### RECORDED INFORMATION ###

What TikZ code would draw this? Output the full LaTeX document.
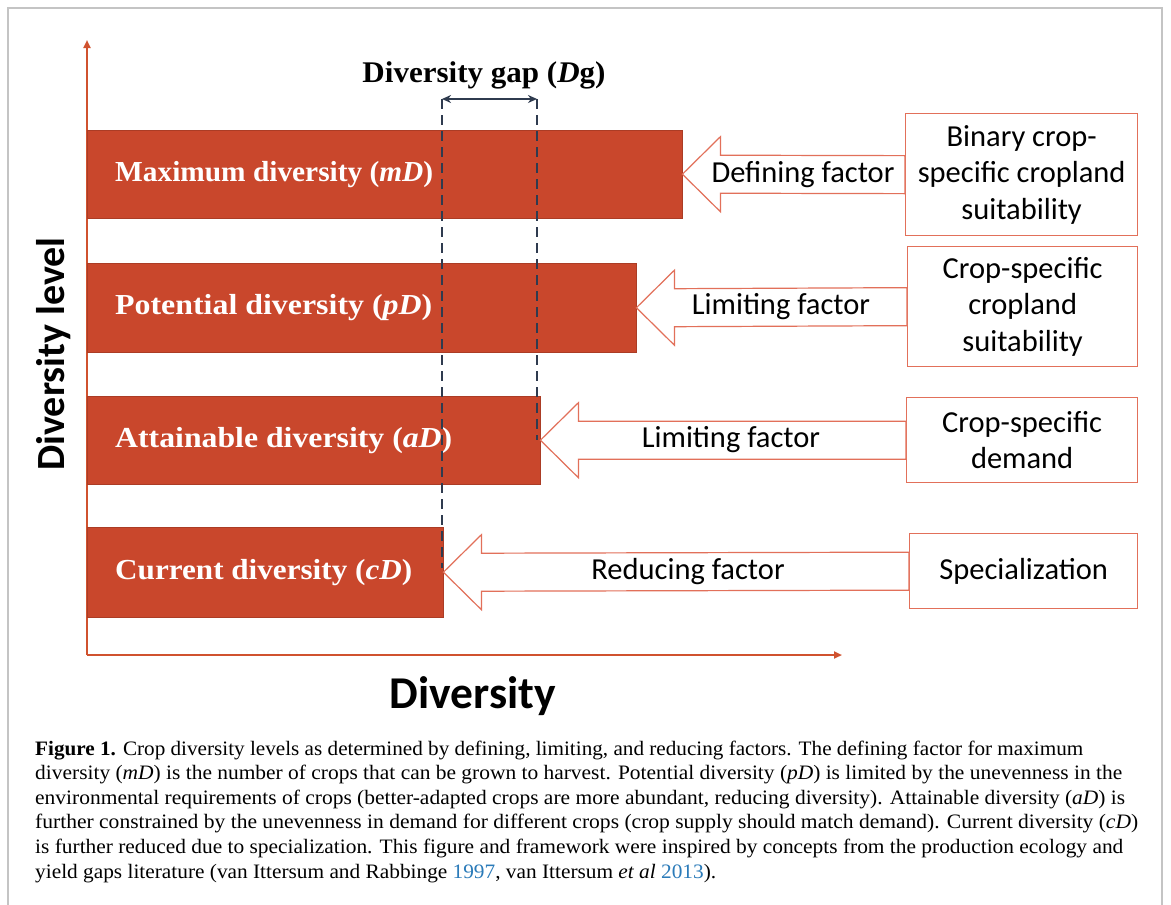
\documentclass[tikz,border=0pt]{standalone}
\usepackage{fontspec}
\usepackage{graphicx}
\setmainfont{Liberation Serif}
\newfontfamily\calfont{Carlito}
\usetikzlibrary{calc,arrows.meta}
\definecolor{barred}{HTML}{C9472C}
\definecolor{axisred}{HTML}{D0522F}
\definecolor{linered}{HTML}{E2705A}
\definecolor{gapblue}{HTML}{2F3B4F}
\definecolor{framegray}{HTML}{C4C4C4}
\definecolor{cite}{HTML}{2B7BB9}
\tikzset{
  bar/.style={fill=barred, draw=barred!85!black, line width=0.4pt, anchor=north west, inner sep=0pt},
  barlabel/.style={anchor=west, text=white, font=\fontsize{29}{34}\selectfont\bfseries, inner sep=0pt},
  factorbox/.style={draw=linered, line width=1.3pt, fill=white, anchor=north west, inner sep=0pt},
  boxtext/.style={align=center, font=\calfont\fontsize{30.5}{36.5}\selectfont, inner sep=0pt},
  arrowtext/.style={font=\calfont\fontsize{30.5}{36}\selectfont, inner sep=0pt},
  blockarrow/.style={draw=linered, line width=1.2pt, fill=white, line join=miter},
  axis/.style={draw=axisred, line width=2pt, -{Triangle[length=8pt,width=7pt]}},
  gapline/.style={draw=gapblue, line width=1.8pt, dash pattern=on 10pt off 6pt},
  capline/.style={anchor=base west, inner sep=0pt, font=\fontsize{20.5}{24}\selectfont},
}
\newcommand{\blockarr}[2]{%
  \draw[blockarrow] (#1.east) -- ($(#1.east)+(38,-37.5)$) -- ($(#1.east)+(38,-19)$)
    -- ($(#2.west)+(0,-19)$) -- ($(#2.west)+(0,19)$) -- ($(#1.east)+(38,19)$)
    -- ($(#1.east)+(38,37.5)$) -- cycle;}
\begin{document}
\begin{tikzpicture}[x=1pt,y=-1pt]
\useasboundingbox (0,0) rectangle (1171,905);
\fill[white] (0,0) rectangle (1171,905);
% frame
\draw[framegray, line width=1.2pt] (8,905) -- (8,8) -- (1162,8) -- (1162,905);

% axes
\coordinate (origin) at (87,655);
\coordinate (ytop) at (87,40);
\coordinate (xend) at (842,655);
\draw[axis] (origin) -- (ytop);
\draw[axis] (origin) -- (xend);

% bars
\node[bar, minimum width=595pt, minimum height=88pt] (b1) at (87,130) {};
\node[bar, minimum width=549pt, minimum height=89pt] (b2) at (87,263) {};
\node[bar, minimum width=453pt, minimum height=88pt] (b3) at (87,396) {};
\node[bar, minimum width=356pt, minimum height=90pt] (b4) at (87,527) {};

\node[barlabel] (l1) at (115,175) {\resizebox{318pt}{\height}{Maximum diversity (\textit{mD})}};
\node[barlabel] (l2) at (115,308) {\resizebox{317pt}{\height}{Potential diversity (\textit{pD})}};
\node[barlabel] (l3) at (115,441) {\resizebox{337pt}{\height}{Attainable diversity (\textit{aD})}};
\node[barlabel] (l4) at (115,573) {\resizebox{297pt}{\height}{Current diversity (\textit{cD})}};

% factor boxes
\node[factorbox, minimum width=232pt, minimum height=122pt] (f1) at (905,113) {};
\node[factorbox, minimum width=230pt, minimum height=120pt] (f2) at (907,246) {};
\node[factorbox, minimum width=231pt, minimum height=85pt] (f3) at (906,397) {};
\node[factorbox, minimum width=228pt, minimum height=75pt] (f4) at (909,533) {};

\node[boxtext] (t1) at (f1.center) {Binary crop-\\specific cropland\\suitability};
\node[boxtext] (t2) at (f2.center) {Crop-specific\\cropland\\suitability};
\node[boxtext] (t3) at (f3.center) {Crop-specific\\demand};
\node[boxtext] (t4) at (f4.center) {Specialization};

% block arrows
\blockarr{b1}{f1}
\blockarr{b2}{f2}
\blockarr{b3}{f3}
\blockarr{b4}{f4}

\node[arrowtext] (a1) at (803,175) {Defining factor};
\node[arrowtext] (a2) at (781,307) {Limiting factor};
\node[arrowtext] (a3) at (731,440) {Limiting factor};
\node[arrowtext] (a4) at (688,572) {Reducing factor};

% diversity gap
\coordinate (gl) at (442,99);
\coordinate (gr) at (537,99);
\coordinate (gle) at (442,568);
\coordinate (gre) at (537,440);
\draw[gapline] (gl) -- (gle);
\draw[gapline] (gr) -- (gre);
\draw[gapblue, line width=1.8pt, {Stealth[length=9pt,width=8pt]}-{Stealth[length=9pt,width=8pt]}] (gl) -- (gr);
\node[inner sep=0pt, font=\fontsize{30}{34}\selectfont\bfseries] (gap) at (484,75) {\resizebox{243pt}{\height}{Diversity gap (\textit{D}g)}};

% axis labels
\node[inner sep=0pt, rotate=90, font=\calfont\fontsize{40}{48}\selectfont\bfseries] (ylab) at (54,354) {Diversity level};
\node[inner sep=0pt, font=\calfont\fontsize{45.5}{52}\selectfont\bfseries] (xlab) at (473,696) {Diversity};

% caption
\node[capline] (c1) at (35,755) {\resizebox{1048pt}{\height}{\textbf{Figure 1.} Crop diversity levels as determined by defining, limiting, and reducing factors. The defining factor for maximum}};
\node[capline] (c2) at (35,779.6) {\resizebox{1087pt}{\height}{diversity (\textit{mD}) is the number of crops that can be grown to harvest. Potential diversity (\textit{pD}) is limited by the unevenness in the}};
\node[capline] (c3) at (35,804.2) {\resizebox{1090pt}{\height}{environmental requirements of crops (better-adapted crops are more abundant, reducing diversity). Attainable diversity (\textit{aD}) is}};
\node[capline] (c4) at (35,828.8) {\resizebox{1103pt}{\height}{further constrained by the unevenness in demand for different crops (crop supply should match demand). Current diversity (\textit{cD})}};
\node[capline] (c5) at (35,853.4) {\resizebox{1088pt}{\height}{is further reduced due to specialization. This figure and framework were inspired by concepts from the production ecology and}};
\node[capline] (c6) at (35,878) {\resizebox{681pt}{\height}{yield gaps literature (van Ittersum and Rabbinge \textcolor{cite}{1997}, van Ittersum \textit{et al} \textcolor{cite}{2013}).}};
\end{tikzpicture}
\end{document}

###

Send back the data above word for word, with the pictures left out.

What TikZ code would draw this? Output the full LaTeX document.
\documentclass[tikz,border=0pt]{standalone}
\usepackage{fontspec}
\usepackage{graphicx}
\setmainfont{Liberation Serif}
\newfontfamily\calfont{Carlito}
\usetikzlibrary{calc,arrows.meta}
\definecolor{barred}{HTML}{C9472C}
\definecolor{axisred}{HTML}{D0522F}
\definecolor{linered}{HTML}{E2705A}
\definecolor{gapblue}{HTML}{2F3B4F}
\definecolor{framegray}{HTML}{C4C4C4}
\definecolor{cite}{HTML}{2B7BB9}
\tikzset{
  bar/.style={fill=barred, draw=barred!85!black, line width=0.4pt, anchor=north west, inner sep=0pt},
  barlabel/.style={anchor=west, text=white, font=\fontsize{29}{34}\selectfont\bfseries, inner sep=0pt},
  factorbox/.style={draw=linered, line width=1.3pt, fill=white, anchor=north west, inner sep=0pt},
  boxtext/.style={align=center, font=\calfont\fontsize{30.5}{36.5}\selectfont, inner sep=0pt},
  arrowtext/.style={font=\calfont\fontsize{30.5}{36}\selectfont, inner sep=0pt},
  blockarrow/.style={draw=linered, line width=1.2pt, fill=white, line join=miter},
  axis/.style={draw=axisred, line width=2pt, -{Triangle[length=8pt,width=7pt]}},
  gapline/.style={draw=gapblue, line width=1.8pt, dash pattern=on 10pt off 6pt},
  capline/.style={anchor=base west, inner sep=0pt, font=\fontsize{20.5}{24}\selectfont},
}
\newcommand{\blockarr}[2]{%
  \draw[blockarrow] (#1.east) -- ($(#1.east)+(38,-37.5)$) -- ($(#1.east)+(38,-19)$)
    -- ($(#2.west)+(0,-19)$) -- ($(#2.west)+(0,19)$) -- ($(#1.east)+(38,19)$)
    -- ($(#1.east)+(38,37.5)$) -- cycle;}
\begin{document}
\begin{tikzpicture}[x=1pt,y=-1pt]
\useasboundingbox (0,0) rectangle (1171,905);
\fill[white] (0,0) rectangle (1171,905);
% frame
\draw[framegray, line width=1.2pt] (8,905) -- (8,8) -- (1162,8) -- (1162,905);

% axes
\coordinate (origin) at (87,655);
\coordinate (ytop) at (87,40);
\coordinate (xend) at (842,655);
\draw[axis] (origin) -- (ytop);
\draw[axis] (origin) -- (xend);

% bars
\node[bar, minimum width=595pt, minimum height=88pt] (b1) at (87,130) {};
\node[bar, minimum width=549pt, minimum height=89pt] (b2) at (87,263) {};
\node[bar, minimum width=453pt, minimum height=88pt] (b3) at (87,396) {};
\node[bar, minimum width=356pt, minimum height=90pt] (b4) at (87,527) {};

\node[barlabel] (l1) at (115,175) {\resizebox{318pt}{\height}{Maximum diversity (\textit{mD})}};
\node[barlabel] (l2) at (115,308) {\resizebox{317pt}{\height}{Potential diversity (\textit{pD})}};
\node[barlabel] (l3) at (115,441) {\resizebox{337pt}{\height}{Attainable diversity (\textit{aD})}};
\node[barlabel] (l4) at (115,573) {\resizebox{297pt}{\height}{Current diversity (\textit{cD})}};

% factor boxes
\node[factorbox, minimum width=232pt, minimum height=122pt] (f1) at (905,113) {};
\node[factorbox, minimum width=230pt, minimum height=120pt] (f2) at (907,246) {};
\node[factorbox, minimum width=231pt, minimum height=85pt] (f3) at (906,397) {};
\node[factorbox, minimum width=228pt, minimum height=75pt] (f4) at (909,533) {};

\node[boxtext] (t1) at (f1.center) {Binary crop-\\specific cropland\\suitability};
\node[boxtext] (t2) at (f2.center) {Crop-specific\\cropland\\suitability};
\node[boxtext] (t3) at (f3.center) {Crop-specific\\demand};
\node[boxtext] (t4) at (f4.center) {Specialization};

% block arrows
\blockarr{b1}{f1}
\blockarr{b2}{f2}
\blockarr{b3}{f3}
\blockarr{b4}{f4}

\node[arrowtext] (a1) at (803,175) {Defining factor};
\node[arrowtext] (a2) at (781,307) {Limiting factor};
\node[arrowtext] (a3) at (731,440) {Limiting factor};
\node[arrowtext] (a4) at (688,572) {Reducing factor};

% diversity gap
\coordinate (gl) at (442,99);
\coordinate (gr) at (537,99);
\coordinate (gle) at (442,568);
\coordinate (gre) at (537,440);
\draw[gapline] (gl) -- (gle);
\draw[gapline] (gr) -- (gre);
\draw[gapblue, line width=1.8pt, {Stealth[length=9pt,width=8pt]}-{Stealth[length=9pt,width=8pt]}] (gl) -- (gr);
\node[inner sep=0pt, font=\fontsize{30}{34}\selectfont\bfseries] (gap) at (484,75) {\resizebox{243pt}{\height}{Diversity gap (\textit{D}g)}};

% axis labels
\node[inner sep=0pt, rotate=90, font=\calfont\fontsize{40}{48}\selectfont\bfseries] (ylab) at (54,354) {Diversity level};
\node[inner sep=0pt, font=\calfont\fontsize{45.5}{52}\selectfont\bfseries] (xlab) at (473,696) {Diversity};

% caption
\node[capline] (c1) at (35,755) {\resizebox{1048pt}{\height}{\textbf{Figure 1.} Crop diversity levels as determined by defining, limiting, and reducing factors. The defining factor for maximum}};
\node[capline] (c2) at (35,779.6) {\resizebox{1087pt}{\height}{diversity (\textit{mD}) is the number of crops that can be grown to harvest. Potential diversity (\textit{pD}) is limited by the unevenness in the}};
\node[capline] (c3) at (35,804.2) {\resizebox{1090pt}{\height}{environmental requirements of crops (better-adapted crops are more abundant, reducing diversity). Attainable diversity (\textit{aD}) is}};
\node[capline] (c4) at (35,828.8) {\resizebox{1103pt}{\height}{further constrained by the unevenness in demand for different crops (crop supply should match demand). Current diversity (\textit{cD})}};
\node[capline] (c5) at (35,853.4) {\resizebox{1088pt}{\height}{is further reduced due to specialization. This figure and framework were inspired by concepts from the production ecology and}};
\node[capline] (c6) at (35,878) {\resizebox{681pt}{\height}{yield gaps literature (van Ittersum and Rabbinge \textcolor{cite}{1997}, van Ittersum \textit{et al} \textcolor{cite}{2013}).}};
\end{tikzpicture}
\end{document}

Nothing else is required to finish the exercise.